Interesting to see one the third fast rig on the table - a Platnium Xeon 8558P - its scores top out as 21,473 for Windows and 55,091 on Linux - with exactly the same gear.
Makes me ponder would my scores would also increase by 2.5x (giving me the 4th fast rig benchmarked - vs my current 28th ranking!
Lastly a user with Xeon Gold 6536N processor has not only mapped Windows vs Linux scores - he has done this with 8, 16, 24, 32, 48, 56 and 64 threads - and the surprising conclusion is this (and most recent versions of) PI scale very poorly with increased processor threads in Windows - but on the exact same gear performance scales linearly in Linux - pointing to a poor Windows coding issue!
Wow, I want your computer, I must check Grey's auctions.
I tried a couple of old servers but they weren't that good. I may have been running Windows server edition on them, I don't remember, one was a 4 processor unit but old processors and they sucked energy like sand sucks water.
So the end results - my best run with PI version 1.9.2 scored 17,523 - my best run with version 1.9.3 is 20,207 - a very nice improvement for free!
Interesting to see one the third fast rig on the table - a Platnium Xeon 8558P - its scores top out as 21,473 for Windows and 55,091 on Linux - with exactly the same gear.
Makes me ponder would my scores would also increase by 2.5x (giving me the 4th fast rig benchmarked - vs my current 28th ranking!
Lastly a user with Xeon Gold 6536N processor has not only mapped Windows vs Linux scores - he has done this with 8, 16, 24, 32, 48, 56 and 64 threads - and the surprising conclusion is this (and most recent versions of) PI scale very poorly with increased processor threads in Windows - but on the exact same gear performance scales linearly in Linux - pointing to a poor Windows coding issue!
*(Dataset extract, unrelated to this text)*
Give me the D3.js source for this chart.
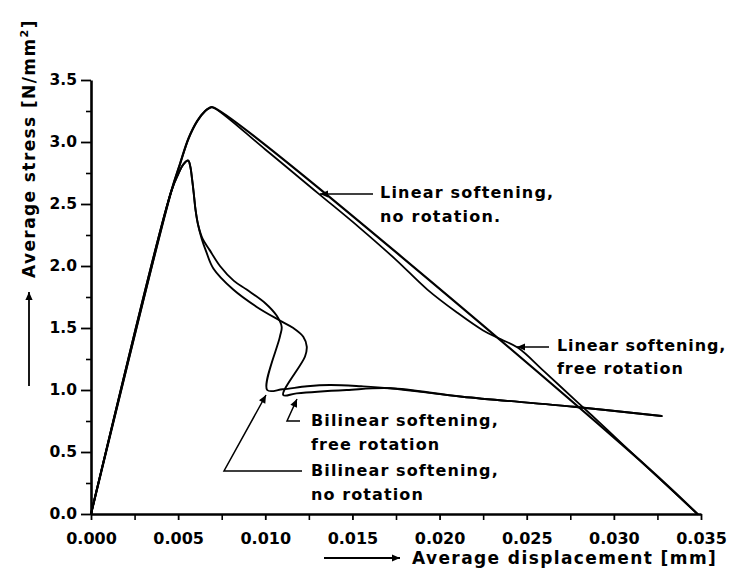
<!DOCTYPE html>
<html><head><meta charset="utf-8">
<script src="https://cdn.jsdelivr.net/npm/d3@7"></script>
<style>
body{margin:0;background:#fff}
svg{display:block;background:#fff}
text{font-family:"DejaVu Sans",sans-serif;font-weight:bold;fill:#000}
</style></head><body>
<svg id="c" width="731" height="572"></svg>
<script>
// ---- data ----
const xTicks = [0, 0.005, 0.010, 0.015, 0.020, 0.025, 0.030, 0.035];
const xMinorTicks = [0.0025, 0.0075, 0.0125, 0.0175, 0.0225, 0.0275, 0.0325];
const yTicks = [0, 0.5, 1.0, 1.5, 2.0, 2.5, 3.0, 3.5];
const yMinorTicks = [0.25, 0.75, 1.25, 1.75, 2.25, 2.75, 3.25];

const linearNoRotation = [[0,0],[0.0046,2.60],[0.0051,2.82],[0.0056,3.03],[0.0061,3.17],[0.00655,3.25],[0.0068,3.275],[0.00698,3.28],[0.0306,0.543],[0.0348,0]];
const linearFreeRotation = [[0,0],[0.0046,2.60],[0.0051,2.82],[0.0056,3.03],[0.0061,3.17],[0.00655,3.25],[0.0068,3.275],[0.00698,3.28],[0.0100,2.94],[0.0130,2.59],[0.0154,2.31],[0.0175,2.05],[0.0193,1.81],[0.0210,1.625],[0.0225,1.48],[0.0235,1.41],[0.0245,1.34],[0.0260,1.15],[0.0280,0.89],[0.0292,0.735],[0.0306,0.55],[0.0348,0]];
const bilinearNoRotation = [[0,0],[0.0046,2.60],[0.0050,2.74],[0.0053,2.82],[0.00558,2.85],[0.0057,2.80],[0.0058,2.70],[0.0059,2.58],[0.0060,2.45],[0.00615,2.33],[0.0064,2.22],[0.0068,2.13],[0.0074,2.00],[0.0082,1.88],[0.00893,1.81],[0.0100,1.70],[0.01065,1.60],[0.01094,1.51],[0.01084,1.43],[0.01011,1.00],[0.0110,1.006],[0.0124,1.03],[0.0137,1.04],[0.0155,1.03],[0.01716,1.014],[0.0213,0.946],[0.0277,0.865],[0.03274,0.79]];
const bilinearFreeRotation = [[0,0],[0.0046,2.60],[0.0050,2.74],[0.0053,2.82],[0.00558,2.85],[0.0057,2.80],[0.0058,2.70],[0.0059,2.58],[0.0060,2.45],[0.00613,2.34],[0.00635,2.22],[0.0066,2.12],[0.00702,1.98],[0.00816,1.81],[0.00951,1.67],[0.01084,1.56],[0.01161,1.50],[0.01218,1.43],[0.01238,1.35],[0.01228,1.27],[0.01103,0.96],[0.0118,0.973],[0.01467,1.00],[0.01716,1.014],[0.0213,0.946],[0.0277,0.865],[0.03274,0.79]];

const labelTexts = [
  ["Linear softening,", "no rotation."],
  ["Linear softening,", "free rotation"],
  ["Bilinear softening,", "free rotation"],
  ["Bilinear softening,", "no rotation"]
];
const xTitle = "Average displacement [mm]";
const yTitle = "Average stress [N/mm";

// ---- layout ----
const svg = d3.select("#c");
const x = d3.scaleLinear().domain([0, 0.035]).range([91, 701]);
const y = d3.scaleLinear().domain([0, 3.5]).range([514, 80]);

const defs = svg.append("defs");
defs.append("marker").attr("id","arr").attr("viewBox","0 0 10 10")
  .attr("refX",10).attr("refY",5).attr("markerWidth",11).attr("markerHeight",8)
  .attr("markerUnits","userSpaceOnUse").attr("orient","auto")
  .append("path").attr("d","M0,0.5 L10,5 L0,9.5 Z").attr("fill","#000");

// minor ticks
svg.append("g").attr("transform","translate(91,0)")
  .call(d3.axisLeft(y).tickValues(yMinorTicks).tickSize(5).tickFormat(""))
  .call(g=>g.select(".domain").remove())
  .call(g=>g.selectAll("line").attr("stroke-width",1.6));
svg.append("g").attr("transform","translate(0,514)")
  .call(d3.axisBottom(x).tickValues(xMinorTicks).tickSize(6).tickFormat(""))
  .call(g=>g.select(".domain").remove())
  .call(g=>g.selectAll("line").attr("stroke-width",1.6));

// major axes
svg.append("g").attr("transform","translate(91,0)")
  .call(d3.axisLeft(y).tickValues(yTicks).tickSize(10).tickSizeOuter(0).tickPadding(4).tickFormat(d3.format(".1f")))
  .call(g=>g.select(".domain").attr("stroke-width",2.6))
  .call(g=>g.selectAll("line").attr("stroke-width",1.8))
  .call(g=>g.selectAll("text").attr("font-size",15.5).attr("font-family","DejaVu Sans").attr("font-weight","bold"));
svg.append("g").attr("transform","translate(0,514)")
  .call(d3.axisBottom(x).tickValues(xTicks).tickSize(6).tickSizeOuter(0).tickPadding(13).tickFormat(d3.format(".3f")))
  .call(g=>g.select(".domain").attr("stroke-width",2.6))
  .call(g=>g.selectAll("line").attr("stroke-width",1.8))
  .call(g=>g.selectAll("text").attr("font-size",16).attr("font-family","DejaVu Sans").attr("font-weight","bold"));

// curves
const line = d3.line().x(d=>x(d[0])).y(d=>y(d[1])).curve(d3.curveCatmullRom.alpha(0.5));
[[linearNoRotation,2.2],[linearFreeRotation,1.8],[bilinearNoRotation,1.9],[bilinearFreeRotation,1.9]].forEach(([d,w])=>{
  svg.append("path").attr("d",line(d)).attr("fill","none").attr("stroke","#000")
    .attr("stroke-width",w).attr("stroke-linejoin","round").attr("stroke-linecap","round");
});

// annotations
const annPos = [
  {x:380, y:198, dy:24, ls:1.2, leader:[[373,194],[320,194]]},
  {x:557, y:351, dy:23, ls:0.9, leader:[[549,347],[517,347]]},
  {x:311, y:426, dy:23.5, ls:1.1, leader:[[300,421],[287,421],[297,399]]},
  {x:311, y:476, dy:23.5, ls:1.1, leader:[[302,471],[224,471],[266,395]]}
];
annPos.forEach((a,i)=>{
  const t = svg.append("text").attr("font-size",16).style("letter-spacing",a.ls+"px");
  labelTexts[i].forEach((s,j)=>t.append("tspan").attr("x",a.x).attr("y",a.y+j*a.dy).text(s));
  svg.append("path").attr("d",d3.line()(a.leader)).attr("fill","none").attr("stroke","#000")
    .attr("stroke-width",1.5).attr("marker-end","url(#arr)");
});

// axis titles
svg.append("text").attr("x",412).attr("y",564).attr("font-size",17).style("letter-spacing","1.4px").text(xTitle);
svg.append("line").attr("x1",324).attr("y1",558).attr("x2",400).attr("y2",558)
  .attr("stroke","#000").attr("stroke-width",1.8).attr("marker-end","url(#arr)");

const yt = svg.append("text").attr("transform","translate(35,278) rotate(-90)")
  .attr("font-size",17).style("letter-spacing","1.4px");
yt.append("tspan").text(yTitle);
yt.append("tspan").attr("font-size",11).attr("dy",-7).text("2");
yt.append("tspan").attr("dy",7).text("]");
svg.append("line").attr("x1",29).attr("y1",386).attr("x2",29).attr("y2",292)
  .attr("stroke","#000").attr("stroke-width",1.8).attr("marker-end","url(#arr)");
</script>
</body></html>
so plenty more free performance to be had with an OS upgrade! would be interesting to see your results if you decide to add a linux partition.
I may try the Linux path in the future - if the PI team can't figure out what in the thread management is bottlenecking PI. The very fast Linux running under Windows runs far faster then running directly under Windows should give them some hint of where to look for what is going askew!